Dance music and Hüsker Dü's brand of post-punk would seem to be unlikely bedfellows, but that has yet to stop Bob Mould from attempts at perfecting their union. District Line delivers the latest dissertation in cross-pollination and like past projects it’s a bit of a Frankenstein affair. Mould mines the same topical vector of hopeful and morose in his lyrics. Broken and bleeding relationships receive their proper due starting with the opener “Stupid Now,” which moves from cello-dusted dirge to a hard-rocking vocoder bridge heavily glazed in bracing guitar fuzz. D.C. colleague Brendan Canty maintains a metronomic beat on drums and it’s difficult to not imagine him a bit stifled by the particular assignment.

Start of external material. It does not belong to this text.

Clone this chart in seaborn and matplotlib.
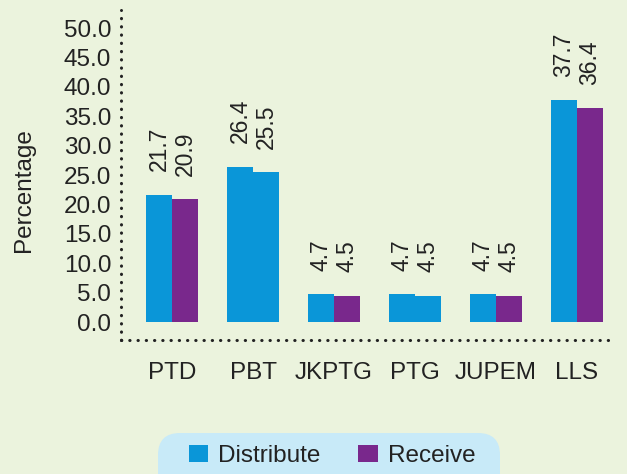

The record reveals an odd assemblage of arguable analogues. “Who Needs to Dream” recalls the grebo sound of Ned’s Atomic Dustbin, particularly in Mould’s soaring arpeggiated solo, a thick vapor trail of melodic feedback filling out the fringes. “Again and Again” traces the downward trajectory of another fatalistic relationship, dated keyboards lacing through a wall of acoustic guitars, lock-step drums and downcast piano chords. “Old Highs New Lows” suggests the strangest parallel of all in its superficial similarity to a Dave Matthews Band outtake, replete with lyrics that slip unabashedly into bittersweet sentimentality. “Miniature Parade” is a close second in its curious nod to vintage Seal amidst the swell and plummet of arco cello and swirling orchestral electronics.
Mould of old is more prominent on the one-two-punch of “Return to Dust” and “The Silence Between Us.” Both belie opening electro-acoustic lulls to ramp up into the most guitar-centric tracks on District Line. The Sugar similarities are rife with Bob in full bullroar over a snarling tandem of distortion streams. The latter track even borrows its bass line from his ’90s power trio’s “A Good Idea,” cueing the boosters with a barrage of heavy, flanging guitar atop another trip-hammer Canty beat, keyboards bubbling up briefly in the din.
“Very Temporary” taps the acoustic side of that particular legacy with a simple melodic hook stacked with more strident fretwork and melodrama-riddled lyrics. The most damning element is Mould’s inclusion of “Walls in Time,” an acoustic confessional that’s been in circulation in his live sets since at least the start of the last decade. Tacked on as it is here it can’t help but resemble filler. Still, as with past albums, successive spins go a long way toward absolving the obvious stitch work of Mould’s designs, diverting attention instead to the undeniable chemistry of his songcraft.